Localization Train slowing

We're seeing the localization juggernaut lose some steam.

In the early years, this client localized its flagship software package for developers in China, Japan and Korea (CJK), then added Brazil. It took small, reference applications into as many as 10 languages (including Hebrew and Thai) as those markets showed promise. The budget was pretty fat, the localized products were freshened frequently, and the developers were happy to have software and doc in their own language.

I suppose it was to be expected that this would peter out with time, because markets change, business cases wax and wane, and some regions never return the investment.

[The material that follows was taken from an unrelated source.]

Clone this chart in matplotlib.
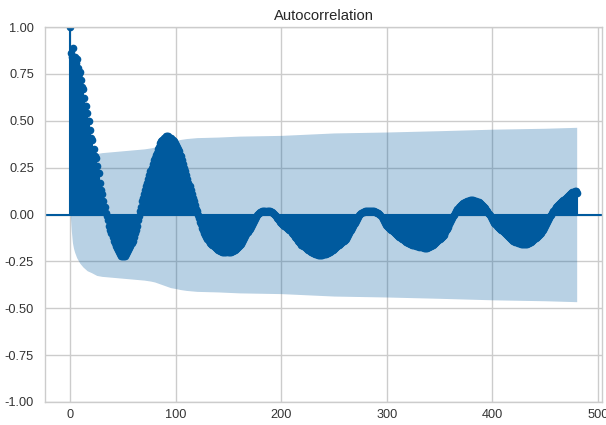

The new stressor on localization was less easy to anticipate: bulk. Each generation of improvements to the product brings several hundred more pages of documentation. All of this new documentation is, of course, "free" in English, but somebody has to pull out a checkbook to deal with it in other languages, and that checkbook comes out more slowly and with more misgivings these days.

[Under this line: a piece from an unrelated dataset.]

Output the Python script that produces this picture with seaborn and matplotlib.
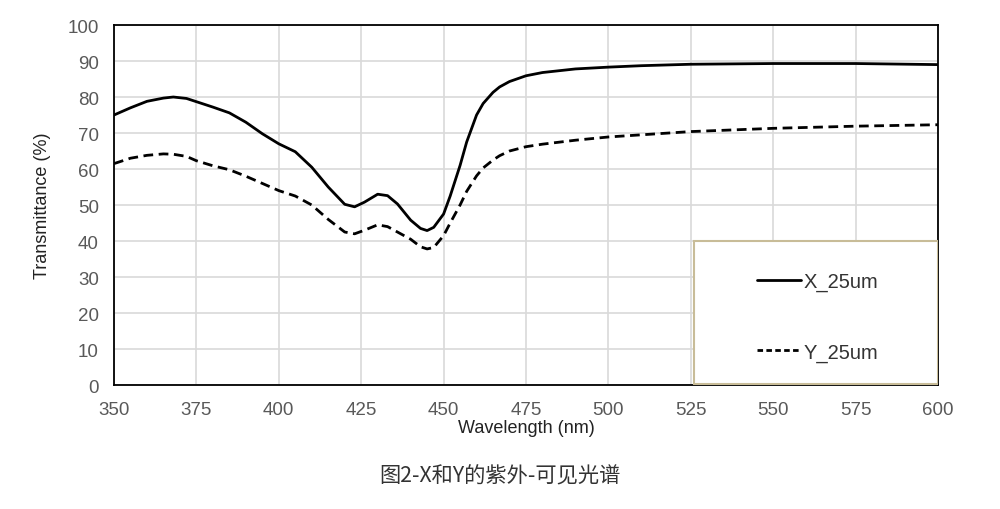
import pandas as pd
import matplotlib.pyplot as plt
import seaborn as sns
from matplotlib.patches import Rectangle

# wavelength (nm) and transmittance (%)
wl = [350, 355, 360, 365, 368, 372, 375, 380, 385, 390, 395, 400, 405, 410,
      415, 420, 423, 426, 430, 433, 436, 440, 443, 445, 447, 450, 452, 455,
      457, 460, 462, 465, 467, 470, 475, 480, 490, 500, 510, 525, 550, 575, 600]
x_25um = [75.0, 77.0, 78.8, 79.7, 80.0, 79.6, 78.7, 77.2, 75.6, 73.0, 69.8, 67.0,
          64.8, 60.5, 55.0, 50.2, 49.5, 50.8, 53.0, 52.6, 50.3, 45.8, 43.5, 42.9,
          43.8, 47.5, 52.5, 61.0, 67.5, 75.0, 78.2, 81.3, 82.8, 84.3, 85.9, 86.8,
          87.8, 88.3, 88.7, 89.1, 89.3, 89.3, 89.0]
y_25um = [61.5, 63.0, 63.8, 64.2, 64.1, 63.5, 62.3, 60.9, 59.8, 58.0, 56.0, 54.0,
          52.5, 50.0, 46.0, 42.5, 42.0, 43.0, 44.5, 44.0, 42.5, 40.5, 38.4, 37.8,
          38.2, 41.5, 45.0, 50.0, 53.8, 58.1, 60.3, 62.5, 63.7, 65.0, 66.2, 66.9,
          68.0, 68.9, 69.5, 70.4, 71.3, 71.9, 72.3]
series_names = ['X_25um', 'Y_25um']
x_ticks = list(range(350, 601, 25))
y_ticks = list(range(0, 101, 10))

df = pd.DataFrame({'Wavelength': wl * 2,
                   'T': x_25um + y_25um,
                   'Sample': [series_names[0]] * len(wl) + [series_names[1]] * len(wl)})

sns.set_theme(style='white')
plt.rcParams['font.family'] = ['Liberation Sans', 'DejaVu Sans']

fig = plt.figure(figsize=(10, 5.1), dpi=100)
ax = fig.add_axes([0.114, 0.2431, 0.824, 0.7059])

sns.lineplot(data=df, x='Wavelength', y='T', hue='Sample', style='Sample',
             palette=['black', 'black'], dashes={'X_25um': '', 'Y_25um': (3.5, 2)},
             linewidth=2.0, ax=ax, legend=False)

ax.set_xlim(350, 600)
ax.set_ylim(0, 100)
ax.set_xticks(x_ticks)
ax.set_yticks(y_ticks)
ax.grid(True, color='#d9d9d9', linewidth=1.2)
ax.tick_params(axis='both', length=0, labelsize=13.5, labelcolor='#595959')
ax.tick_params(axis='x', pad=11.5)
ax.tick_params(axis='y', pad=11)
for s in ax.spines.values():
    s.set_color('black')
    s.set_linewidth(1.3)

ax.set_xlabel('Wavelength (nm)', fontsize=13, color='#222222', labelpad=1)
ax.set_ylabel('Transmittance (%)', fontsize=13, color='#222222', labelpad=12)

# legend box
ax.add_patch(Rectangle((0.704, 0.003), 0.296, 0.397, transform=ax.transAxes,
                       facecolor='white', edgecolor='#c8bc98', linewidth=1.5, zorder=4))
handles = [plt.Line2D([], [], color='black', lw=2.0),
           plt.Line2D([], [], color='black', lw=2.0, ls=(0, (2, 1.2)))]
ax.legend(handles, series_names, loc='center', bbox_to_anchor=(0.854, 0.19),
          frameon=False, fontsize=14.5, handlelength=2.2, handletextpad=0.1,
          labelspacing=2.55, labelcolor='#333333').set_zorder(5)

fig.text(0.5, 1 - 476 / 510, '图2-X和Y的紫外-可见光谱', ha='center', va='center',
         fontsize=15.3, color='#333333', family=['Noto Sans CJK SC', 'DejaVu Sans'])

fig.savefig('out.png', dpi=100)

Engineering and Product Management furrow their brow nowadays when I walk in with cost estimates. I've adapted to this change in attitude with a few techniques:
  1. The Technical Reference is the fattest target and the source of most of the expansion. It lives in a compiled help file (CHM) that is no longer written by Tech Pubs, but generated by Perl scripts from header files written by the engineers. Our modus localizandi has been to hand off the finished help project, now comprising 3700 HTML files, and have the HTML translated. In an effort to lower cost, I'm attempting a proof-of-concept to localize the header files themselves, then tune the scripts to convert them into localized HTML. This should lower our localization engineering costs considerably.
  2. I agitate for interim localization updates, peeling off documentation deltas every few weeks and handing them off for translation, even if there are no plans to release them yet. This reduces the sticker shock and time-to-market delay that comes of getting an estimate on a release only when necessary, which may be a 10- to 18-month interval. Product Management and Engineering, who only think about localization when it's absolutely unavoidable, find the tsunami of untranslated text depressing.
  3. Although it's not a very clean way of doing things, I screen from the localization handoff those items that I know have little to be translated. Sometimes I go to the level of resource files, but more often I take documents to which only a few minor changes have been made from one En version to the next, hand off changed text, then place the translations myself. This is not for the faint of heart, nor for those who don't really know the languages involved, but it can save some money.
  4. I try to keep global plates spinning, in the hope that more people will consider the global dimension of what we do, and the fact that localization is the necessary step for making your product acceptable to people whose use of your product will make you money, if you make it easy for them.
  5. I never impart bad news on Friday.